Italia
L’Italia non ha ancora risolto il problema della redistribuzione delle frequenze tv, come previsto dalla sentenza della Corte dei diritti dell’uomo di Strasburgo del 7 giugno 2012 sul caso dell’emittente Europa 7 di Francesco Di Stefano, che pur in possesso di regolare concessione non ha potuto trasmettere fra il 1999 e il 2009 perché non le è mai stata assegnata una frequenza nazionale. Il Consiglio d’Europa ha chiesto oggi al Governo italiano di presentare entro il primo settembre un piano o un resoconto su quanto realizzato in questo campo “per eseguire la sentenza”.
La saga di Europa 7 è iniziata nel luglio del 1999 quando, in base alla legge n.249 del 1997, ottenne la licenza per trasmettere attraverso tre frequenze per la copertura dell’80% del territorio nazionale. Tuttavia l’emittente ebbe l’effettiva possibilità di iniziare a trasmettere solo nel 2009 e su una sola frequenza.
Nel giugno del 2012, la Corte europea dei diritti umani ha dato ragione all’imprenditore e condannato l’Italia, per non aver concesso per 10 anni le frequenze all’emittente televisiva, riconoscendo a Di Stefano 10 milioni di euro per danni materiali e morali contro una richiesta di 2 miliardi di euro.
I giudici europei hanno stabilito che nel negare le frequenze a Europa 7, le autorità italiane abbiano violato il diritto alla protezione della proprietà privata e quindi causato un danno economico all’emittente.
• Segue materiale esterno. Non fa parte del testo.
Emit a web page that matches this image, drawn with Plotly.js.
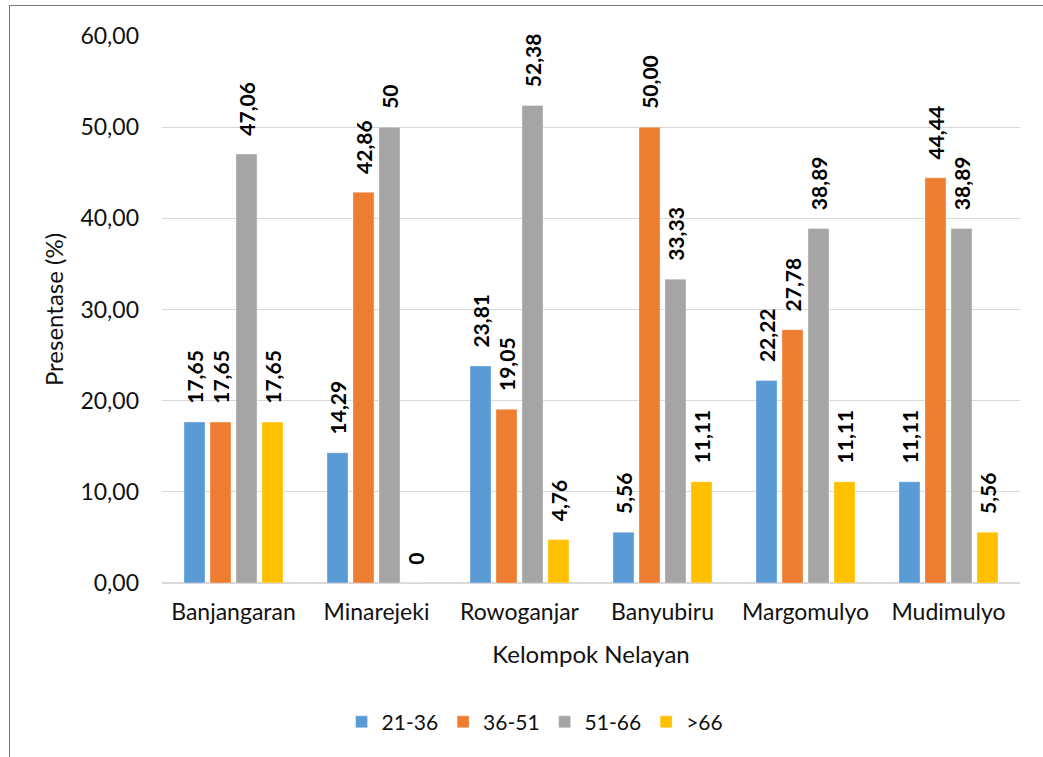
<!DOCTYPE html>
<html>
<head>
<meta charset="utf-8">
<script src="https://cdn.plot.ly/plotly-3.0.1.min.js"></script>
<style>
  html, body { margin: 0; padding: 0; background: #fff; }
  #wrap { position: relative; width: 1043px; height: 757px; }
  #chart { position: absolute; left: 0; top: 0; width: 1043px; height: 757px; }
  #frame { position: absolute; left: 9px; top: 5px; right: -5px; bottom: -5px;
           border-left: 1.5px solid #7a7a7a; border-top: 1.5px solid #7a7a7a; pointer-events: none; }
</style>
</head>
<body>
<div id="wrap"><div id="chart"></div><div id="frame"></div></div>
<script>
var categories = ["Banjangaran", "Minarejeki", "Rowoganjar", "Banyubiru", "Margomulyo", "Mudimulyo"];
var seriesNames = ["21-36", "36-51", "51-66", ">66"];
var s2136 = [17.65, 14.29, 23.81, 5.56, 22.22, 11.11];
var s3651 = [17.65, 42.86, 19.05, 50.00, 27.78, 44.44];
var s5166 = [47.06, 50, 52.38, 33.33, 38.89, 38.89];
var s66 = [17.65, 0, 4.76, 11.11, 11.11, 5.56];
var lbl2136 = ["17,65", "14,29", "23,81", "5,56", "22,22", "11,11"];
var lbl3651 = ["17,65", "42,86", "19,05", "50,00", "27,78", "44,44"];
var lbl5166 = ["47,06", "50", "52,38", "33,33", "38,89", "38,89"];
var lbl66 = ["17,65", "0", "4,76", "11,11", "11,11", "5,56"];
var yTicks = [0, 10, 20, 30, 40, 50, 60];

var colors = ["#5B9BD5", "#ED7D31", "#A5A5A5", "#FFC000"];
var values = [s2136, s3651, s5166, s66];
var labels = [lbl2136, lbl3651, lbl5166, lbl66];
var pad = "\u00a0\u00a0\u00a0";

var traces = values.map(function (v, i) {
  return {
    type: "bar",
    name: seriesNames[i],
    x: categories,
    y: v,
    text: labels[i].map(function (t) { return pad + t; }),
    textposition: "outside",
    textangle: -90,
    constraintext: "none",
    cliponaxis: false,
    textfont: { family: "Lato", size: 21, color: "#000", weight: "bold" },
    marker: { color: colors[i], line: { color: "rgba(255,255,255,0.35)", width: 1 } },
    hoverinfo: "none"
  };
});

var font = { family: "Lato", size: 23, color: "#111" };

var layout = {
  width: 1043, height: 757,
  margin: { l: 162, r: 23, t: 36, b: 174 },
  paper_bgcolor: "#fff", plot_bgcolor: "#fff",
  separators: ",.",
  barmode: "group",
  bargap: 0.273,
  bargroupgap: 0.19,
  font: font,
  showlegend: true,
  legend: {
    orientation: "h", xref: "container", yref: "container",
    x: 0.513, xanchor: "center", y: 0.046, yanchor: "middle",
    font: { family: "Lato", size: 21, color: "#111" },
    itemwidth: 30, traceorder: "normal"
  },
  xaxis: {
    type: "category",
    range: [-0.5, 5.5],
    showgrid: false, zeroline: false,
    showline: false,
    ticks: "", ticklabelstandoff: 13,
    tickfont: font,
    title: { text: "Kelompok Nelayan", font: { family: "Lato", size: 24, color: "#111" }, standoff: 22 }
  },
  yaxis: {
    range: [0, 60],
    tickvals: yTicks,
    tickformat: ".2f",
    showgrid: true, gridcolor: "#d9d9d9", gridwidth: 1.3,
    zeroline: true, zerolinecolor: "#d9d9d9", zerolinewidth: 1.5,
    showline: false, ticks: "",
    ticklabelstandoff: 22,
    tickfont: font,
    title: { text: "Presentase (%)", font: { family: "Lato", size: 24, color: "#111" }, standoff: 10 }
  }
};

Plotly.newPlot("chart", traces, layout, { displayModeBar: false, staticPlot: true });
</script>
</body>
</html>
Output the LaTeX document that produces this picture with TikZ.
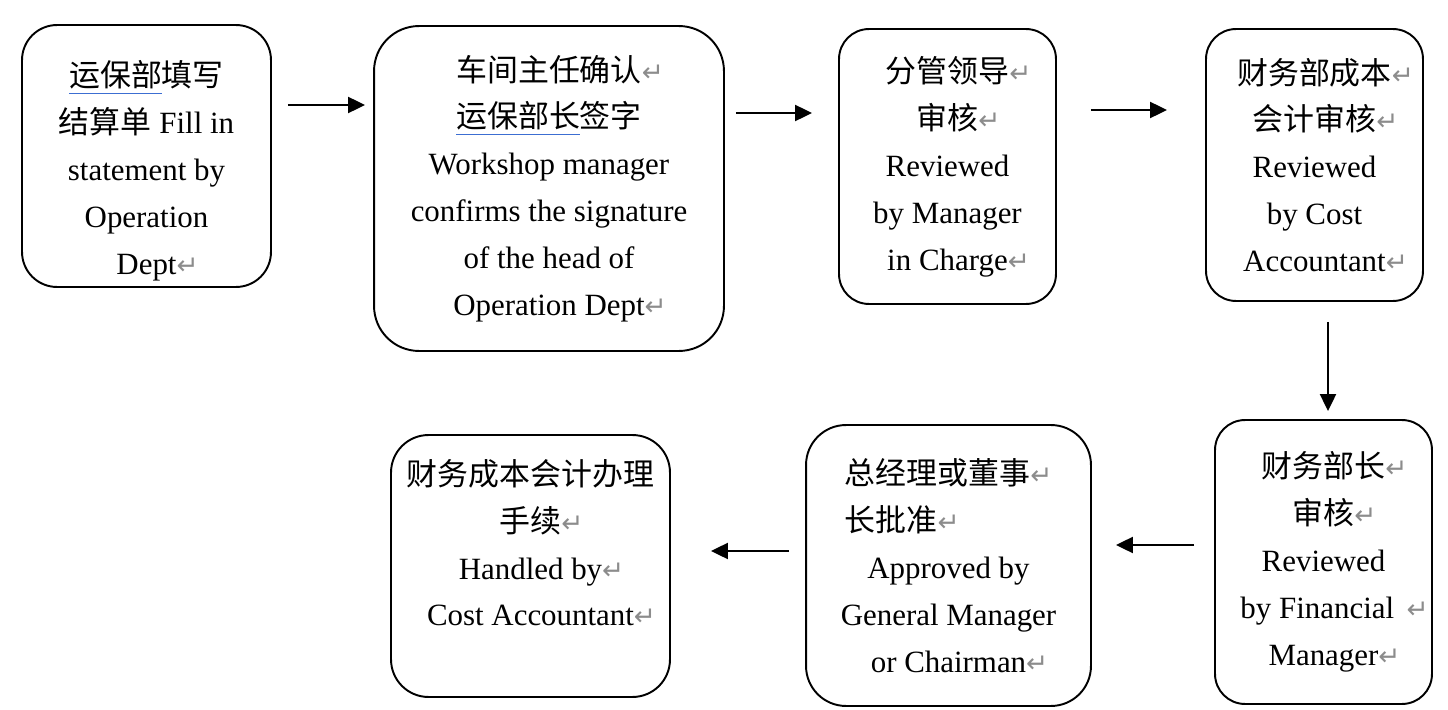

Nel condannare l’Italia, la Corte ha sottolineato come, avendo ottenuto la licenza, Europa 7, potesse “ragionevolmente aspettarsi” di poter trasmettere entro massimo due anni. Ma non ha potuto farlo perché le autorità hanno interferito con i suoi legittimi diritti con la continua introduzione di leggi che hanno via via esteso il periodo in cui le televisioni che già trasmettevano potevano mantenere la titolarità di più frequenze. (P.A.)